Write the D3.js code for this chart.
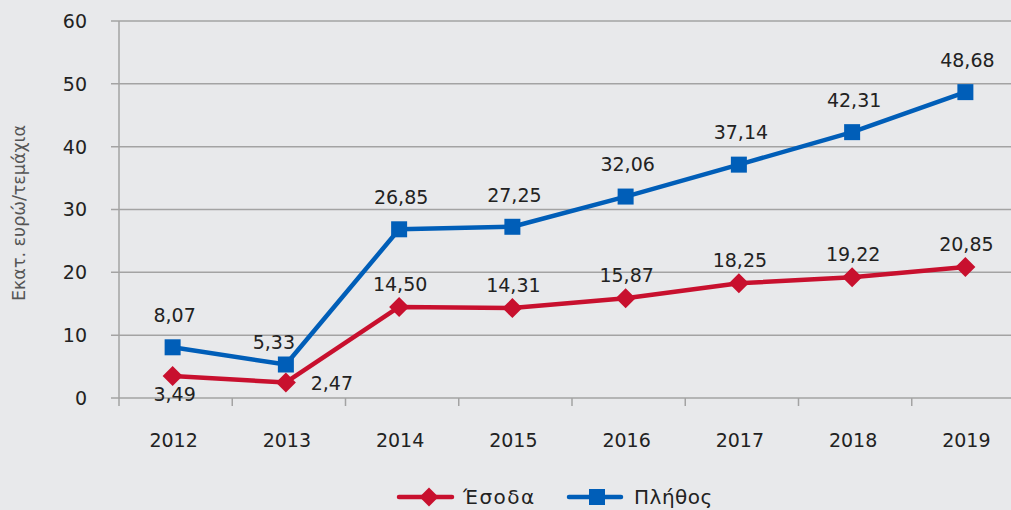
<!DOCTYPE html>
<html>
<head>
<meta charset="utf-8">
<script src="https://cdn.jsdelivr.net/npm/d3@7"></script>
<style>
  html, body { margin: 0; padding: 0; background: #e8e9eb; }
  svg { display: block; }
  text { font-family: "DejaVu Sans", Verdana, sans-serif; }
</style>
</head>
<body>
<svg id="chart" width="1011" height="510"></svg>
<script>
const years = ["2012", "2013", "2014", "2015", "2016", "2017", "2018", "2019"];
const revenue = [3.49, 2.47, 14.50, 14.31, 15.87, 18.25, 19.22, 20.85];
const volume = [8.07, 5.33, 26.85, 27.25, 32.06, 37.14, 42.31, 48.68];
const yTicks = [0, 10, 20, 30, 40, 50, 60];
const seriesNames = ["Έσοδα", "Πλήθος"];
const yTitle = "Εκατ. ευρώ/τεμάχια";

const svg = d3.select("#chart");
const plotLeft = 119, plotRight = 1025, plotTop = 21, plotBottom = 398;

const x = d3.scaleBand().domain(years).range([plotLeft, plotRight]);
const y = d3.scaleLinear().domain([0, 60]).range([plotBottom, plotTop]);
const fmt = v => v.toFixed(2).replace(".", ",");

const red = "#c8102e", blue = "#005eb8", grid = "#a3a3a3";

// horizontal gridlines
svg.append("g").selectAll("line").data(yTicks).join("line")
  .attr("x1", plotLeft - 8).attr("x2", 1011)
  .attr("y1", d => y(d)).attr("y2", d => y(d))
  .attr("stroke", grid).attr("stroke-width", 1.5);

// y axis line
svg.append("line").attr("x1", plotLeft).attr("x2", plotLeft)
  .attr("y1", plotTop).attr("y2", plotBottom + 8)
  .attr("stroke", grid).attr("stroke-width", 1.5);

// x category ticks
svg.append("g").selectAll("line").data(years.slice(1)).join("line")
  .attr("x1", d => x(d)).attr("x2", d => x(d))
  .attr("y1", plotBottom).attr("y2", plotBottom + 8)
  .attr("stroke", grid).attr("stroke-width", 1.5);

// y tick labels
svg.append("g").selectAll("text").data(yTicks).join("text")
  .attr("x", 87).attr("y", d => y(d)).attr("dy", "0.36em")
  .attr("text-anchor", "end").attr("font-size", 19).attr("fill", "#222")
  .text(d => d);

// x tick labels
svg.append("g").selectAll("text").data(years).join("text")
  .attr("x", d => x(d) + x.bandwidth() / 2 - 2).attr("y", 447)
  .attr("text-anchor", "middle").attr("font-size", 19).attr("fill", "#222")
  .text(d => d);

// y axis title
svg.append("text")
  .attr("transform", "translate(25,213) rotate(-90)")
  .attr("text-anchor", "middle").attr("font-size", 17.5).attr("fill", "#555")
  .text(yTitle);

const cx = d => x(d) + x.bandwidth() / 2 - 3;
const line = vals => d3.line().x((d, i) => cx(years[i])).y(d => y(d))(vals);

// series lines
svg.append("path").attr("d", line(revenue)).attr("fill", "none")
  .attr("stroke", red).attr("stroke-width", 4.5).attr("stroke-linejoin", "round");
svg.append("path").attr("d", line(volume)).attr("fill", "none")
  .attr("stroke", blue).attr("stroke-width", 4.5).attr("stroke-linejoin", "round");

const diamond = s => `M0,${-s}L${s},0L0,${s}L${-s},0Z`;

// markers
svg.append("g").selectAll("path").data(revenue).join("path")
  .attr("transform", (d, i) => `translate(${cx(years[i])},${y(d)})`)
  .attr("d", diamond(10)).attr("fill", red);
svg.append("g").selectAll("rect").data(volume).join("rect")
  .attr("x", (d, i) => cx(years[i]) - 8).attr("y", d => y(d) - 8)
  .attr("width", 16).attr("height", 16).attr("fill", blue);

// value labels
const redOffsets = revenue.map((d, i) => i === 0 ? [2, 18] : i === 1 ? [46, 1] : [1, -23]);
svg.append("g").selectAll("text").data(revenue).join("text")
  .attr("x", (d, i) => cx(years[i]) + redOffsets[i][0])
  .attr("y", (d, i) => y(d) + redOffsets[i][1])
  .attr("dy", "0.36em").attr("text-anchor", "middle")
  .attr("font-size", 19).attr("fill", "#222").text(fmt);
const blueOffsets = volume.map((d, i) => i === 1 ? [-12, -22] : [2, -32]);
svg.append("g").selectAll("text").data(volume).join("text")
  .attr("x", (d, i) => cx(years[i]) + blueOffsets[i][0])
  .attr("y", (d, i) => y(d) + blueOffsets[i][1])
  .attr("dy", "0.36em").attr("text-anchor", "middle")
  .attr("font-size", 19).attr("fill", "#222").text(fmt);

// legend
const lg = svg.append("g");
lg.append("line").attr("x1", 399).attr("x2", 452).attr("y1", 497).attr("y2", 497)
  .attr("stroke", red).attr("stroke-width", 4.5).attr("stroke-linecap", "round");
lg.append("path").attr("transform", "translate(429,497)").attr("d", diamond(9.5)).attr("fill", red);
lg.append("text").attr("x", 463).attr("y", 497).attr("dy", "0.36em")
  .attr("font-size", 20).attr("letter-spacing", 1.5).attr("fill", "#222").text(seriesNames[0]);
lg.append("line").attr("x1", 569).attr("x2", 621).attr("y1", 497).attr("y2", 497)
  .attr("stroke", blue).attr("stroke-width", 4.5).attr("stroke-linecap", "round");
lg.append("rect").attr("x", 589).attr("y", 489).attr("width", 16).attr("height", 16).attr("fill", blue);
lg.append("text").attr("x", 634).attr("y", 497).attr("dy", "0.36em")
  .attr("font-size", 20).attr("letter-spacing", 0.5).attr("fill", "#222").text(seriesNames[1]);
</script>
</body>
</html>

The exercise →
Where a line contains the string "chart", extract that line.

Answer below →
Write the D3.js code for this chart.
<svg id="chart" width="1011" height="510"></svg>
const svg = d3.select("#chart");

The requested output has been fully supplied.